The AJSU is contesting 53 out of 81 Assembly seats in the state.

Silli (Jharkhand): If one person can be branded as the potential kingmaker in these elections, it is All Jharkhand Students Union chief Sudesh Mahato.

By refusing a pre-poll alliance with the BJP, the former deputy chief minister has kept the game wide open as far as the Jharkhand Assembly polls are concerned. But the guessing game is on whether he will bargain hard or pull a Shiv Sena on the BJP.

Mr Mahato keeps his cards close to his chest as far as his post-poll plans are concerned. “All I know is that this time there is going to be ‘Gaanv ki Sarkar,’” he tells this newspaper. This in effect indicates Mr Mahato’s chief ministerial ambitions as “Ab ki baar Gaanv ki Sarkar” (“This time government of the village”) is the war cry of his campaign.

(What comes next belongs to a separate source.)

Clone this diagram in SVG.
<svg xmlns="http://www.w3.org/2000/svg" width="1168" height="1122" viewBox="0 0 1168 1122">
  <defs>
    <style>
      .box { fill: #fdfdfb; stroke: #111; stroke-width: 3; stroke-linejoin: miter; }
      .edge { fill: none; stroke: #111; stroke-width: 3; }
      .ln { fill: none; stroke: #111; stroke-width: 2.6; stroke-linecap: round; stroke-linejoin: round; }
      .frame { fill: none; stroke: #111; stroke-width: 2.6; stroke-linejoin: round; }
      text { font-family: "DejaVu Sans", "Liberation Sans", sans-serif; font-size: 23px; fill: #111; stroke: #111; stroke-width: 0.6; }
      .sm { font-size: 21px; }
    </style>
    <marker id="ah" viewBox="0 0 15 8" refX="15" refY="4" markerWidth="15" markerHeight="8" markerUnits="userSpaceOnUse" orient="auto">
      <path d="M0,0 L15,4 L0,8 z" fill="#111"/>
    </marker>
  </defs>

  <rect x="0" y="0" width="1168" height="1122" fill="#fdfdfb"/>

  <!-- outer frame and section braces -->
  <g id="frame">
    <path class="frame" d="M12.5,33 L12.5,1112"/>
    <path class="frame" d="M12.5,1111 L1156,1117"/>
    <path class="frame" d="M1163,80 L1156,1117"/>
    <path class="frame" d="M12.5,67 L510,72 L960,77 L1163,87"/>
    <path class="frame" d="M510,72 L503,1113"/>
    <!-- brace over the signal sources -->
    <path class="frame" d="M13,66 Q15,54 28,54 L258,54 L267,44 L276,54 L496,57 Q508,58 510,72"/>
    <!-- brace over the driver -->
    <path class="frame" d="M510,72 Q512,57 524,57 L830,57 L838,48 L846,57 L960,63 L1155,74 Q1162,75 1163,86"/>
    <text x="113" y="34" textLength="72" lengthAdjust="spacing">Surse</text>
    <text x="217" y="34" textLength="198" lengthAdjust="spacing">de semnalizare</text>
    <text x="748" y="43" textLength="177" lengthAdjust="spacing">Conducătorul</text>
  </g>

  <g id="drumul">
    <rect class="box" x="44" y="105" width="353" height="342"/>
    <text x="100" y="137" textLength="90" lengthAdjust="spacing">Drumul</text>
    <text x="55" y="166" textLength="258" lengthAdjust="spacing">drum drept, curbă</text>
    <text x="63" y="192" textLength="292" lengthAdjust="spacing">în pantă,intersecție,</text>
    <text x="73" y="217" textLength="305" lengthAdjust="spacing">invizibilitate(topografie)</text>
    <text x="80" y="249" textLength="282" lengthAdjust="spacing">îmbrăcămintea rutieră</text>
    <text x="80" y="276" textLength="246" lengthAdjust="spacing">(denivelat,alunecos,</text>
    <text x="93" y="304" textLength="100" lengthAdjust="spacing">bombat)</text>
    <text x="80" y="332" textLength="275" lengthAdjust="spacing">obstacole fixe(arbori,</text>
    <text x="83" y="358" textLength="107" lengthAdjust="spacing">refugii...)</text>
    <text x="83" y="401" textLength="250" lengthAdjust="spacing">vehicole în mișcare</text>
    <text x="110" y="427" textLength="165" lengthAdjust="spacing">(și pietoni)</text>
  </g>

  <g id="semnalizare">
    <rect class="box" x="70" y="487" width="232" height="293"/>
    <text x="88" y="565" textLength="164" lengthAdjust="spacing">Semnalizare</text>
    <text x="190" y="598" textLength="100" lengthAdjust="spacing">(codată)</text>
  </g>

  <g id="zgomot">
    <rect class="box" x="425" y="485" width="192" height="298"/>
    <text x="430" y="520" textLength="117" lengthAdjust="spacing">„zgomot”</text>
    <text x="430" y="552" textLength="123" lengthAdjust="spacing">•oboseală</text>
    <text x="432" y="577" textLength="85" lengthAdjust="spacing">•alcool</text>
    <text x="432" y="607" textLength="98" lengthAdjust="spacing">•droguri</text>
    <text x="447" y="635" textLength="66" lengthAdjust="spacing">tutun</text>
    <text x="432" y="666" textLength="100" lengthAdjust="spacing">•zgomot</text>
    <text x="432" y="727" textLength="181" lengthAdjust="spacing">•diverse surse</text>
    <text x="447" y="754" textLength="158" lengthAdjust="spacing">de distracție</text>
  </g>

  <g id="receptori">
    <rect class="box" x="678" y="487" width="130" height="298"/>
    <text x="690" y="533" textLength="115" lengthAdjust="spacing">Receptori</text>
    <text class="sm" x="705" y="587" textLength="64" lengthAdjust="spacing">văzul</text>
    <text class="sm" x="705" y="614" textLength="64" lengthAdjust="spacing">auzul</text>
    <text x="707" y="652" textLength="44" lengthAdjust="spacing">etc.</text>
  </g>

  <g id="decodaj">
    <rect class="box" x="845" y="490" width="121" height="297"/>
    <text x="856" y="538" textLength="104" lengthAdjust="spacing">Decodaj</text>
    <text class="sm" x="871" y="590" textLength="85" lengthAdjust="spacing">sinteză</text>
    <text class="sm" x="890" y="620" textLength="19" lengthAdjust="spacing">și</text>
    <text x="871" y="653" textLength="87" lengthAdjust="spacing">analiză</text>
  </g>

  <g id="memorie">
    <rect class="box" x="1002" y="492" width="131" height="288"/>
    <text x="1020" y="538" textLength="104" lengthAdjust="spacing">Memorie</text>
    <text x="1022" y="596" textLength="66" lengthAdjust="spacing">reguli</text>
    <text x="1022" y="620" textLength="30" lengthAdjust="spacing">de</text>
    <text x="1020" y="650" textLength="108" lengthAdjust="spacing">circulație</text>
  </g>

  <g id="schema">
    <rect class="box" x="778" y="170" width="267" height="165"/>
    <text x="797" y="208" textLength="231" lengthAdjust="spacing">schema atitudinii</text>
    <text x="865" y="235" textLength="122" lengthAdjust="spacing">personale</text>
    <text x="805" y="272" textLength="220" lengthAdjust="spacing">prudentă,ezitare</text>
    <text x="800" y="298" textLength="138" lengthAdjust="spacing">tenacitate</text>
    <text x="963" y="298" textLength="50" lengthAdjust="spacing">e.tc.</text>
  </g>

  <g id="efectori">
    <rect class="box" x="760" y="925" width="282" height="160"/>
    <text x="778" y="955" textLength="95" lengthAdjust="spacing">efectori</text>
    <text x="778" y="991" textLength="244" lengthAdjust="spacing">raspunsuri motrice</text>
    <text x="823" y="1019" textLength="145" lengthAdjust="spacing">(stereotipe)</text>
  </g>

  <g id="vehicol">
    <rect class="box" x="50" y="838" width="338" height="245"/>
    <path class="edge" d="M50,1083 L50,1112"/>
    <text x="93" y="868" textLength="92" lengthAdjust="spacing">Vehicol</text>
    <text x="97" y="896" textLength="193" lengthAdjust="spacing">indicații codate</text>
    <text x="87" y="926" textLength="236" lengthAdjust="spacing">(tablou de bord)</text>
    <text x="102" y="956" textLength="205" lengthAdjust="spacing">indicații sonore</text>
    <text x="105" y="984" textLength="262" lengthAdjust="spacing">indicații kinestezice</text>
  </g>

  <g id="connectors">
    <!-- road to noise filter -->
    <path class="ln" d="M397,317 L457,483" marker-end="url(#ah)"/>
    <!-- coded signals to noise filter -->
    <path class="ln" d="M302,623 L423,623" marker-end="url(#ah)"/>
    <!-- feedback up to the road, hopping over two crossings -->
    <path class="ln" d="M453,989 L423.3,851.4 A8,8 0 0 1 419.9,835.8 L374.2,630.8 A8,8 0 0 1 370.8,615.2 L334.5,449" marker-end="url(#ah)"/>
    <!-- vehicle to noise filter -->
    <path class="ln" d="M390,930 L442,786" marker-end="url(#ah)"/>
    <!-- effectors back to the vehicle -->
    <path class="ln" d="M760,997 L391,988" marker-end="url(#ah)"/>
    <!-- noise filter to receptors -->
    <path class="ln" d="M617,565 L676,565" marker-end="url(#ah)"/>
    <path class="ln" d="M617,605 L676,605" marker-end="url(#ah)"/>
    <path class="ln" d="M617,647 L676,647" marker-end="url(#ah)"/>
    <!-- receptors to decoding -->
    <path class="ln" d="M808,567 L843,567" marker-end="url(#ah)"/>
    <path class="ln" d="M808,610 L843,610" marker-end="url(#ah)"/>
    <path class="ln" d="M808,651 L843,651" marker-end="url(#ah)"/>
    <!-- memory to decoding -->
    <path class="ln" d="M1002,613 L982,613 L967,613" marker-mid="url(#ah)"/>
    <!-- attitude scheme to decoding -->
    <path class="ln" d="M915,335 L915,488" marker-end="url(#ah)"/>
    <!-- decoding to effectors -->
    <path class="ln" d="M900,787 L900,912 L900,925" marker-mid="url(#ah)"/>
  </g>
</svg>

The AJSU is contesting 53 out of 81 Assembly seats in the state.

“We are a regional party. Our priorities are based on that. We have to take care of that,” he said when asked why he did not get into a pre-poll alliance with the BJP.

Probed further as to whether the reason was the unpopularity of the Raghhbar Das-led BJP government, he said: “(Whether Raghuvar Das is unpopular)... that the BJP has to decide”.

Mr Mahato remains tight-lipped on his post-poll preferences. “We will form the government,” he said adding that it is too early to say whether he will support the BJP or the Congress-JMM alliance. However, the regional strongman avoids directly attacking the BJP in his campaign rallies, instead making indirect references to the state government policies like land issues and farmers’ woes.

His attacks on the JMM though are more direct, chiefly because his primary opponent in this constituency is Seema Mahato of the JMM.

The AJSU chief has been defeated twice in Silli. Once in the 2014 Assembly polls by JMM’s Amit Mahato and then again in 2017 bypolls when Amit Mahato was jailed in a murder case and was banned from contesting. The JMM candidate then was the present candidate and sitting MLA, Seema Mahato, Amit Mahato’s wife.

Local leaders say that though Sudesh Mahato’s chances seem bright this time, it all depends on who the Mahatos — who have a population of nearly 30-35 per cent in this constituency — decide to back.

“As both candidates are from the same Mahato caste, it would be the deciding factor,” a local leader said.

The AJSU’s pitch therefore seems to be that a vote for Sudesh Mahato means a vote for the future CM of the state.

Not to be left far behind, the JMM campaign is also promising a CM — Hemat Soren, a potential chief ministerial candidate if the Congress-JMM-RJD alliance gets the numbers.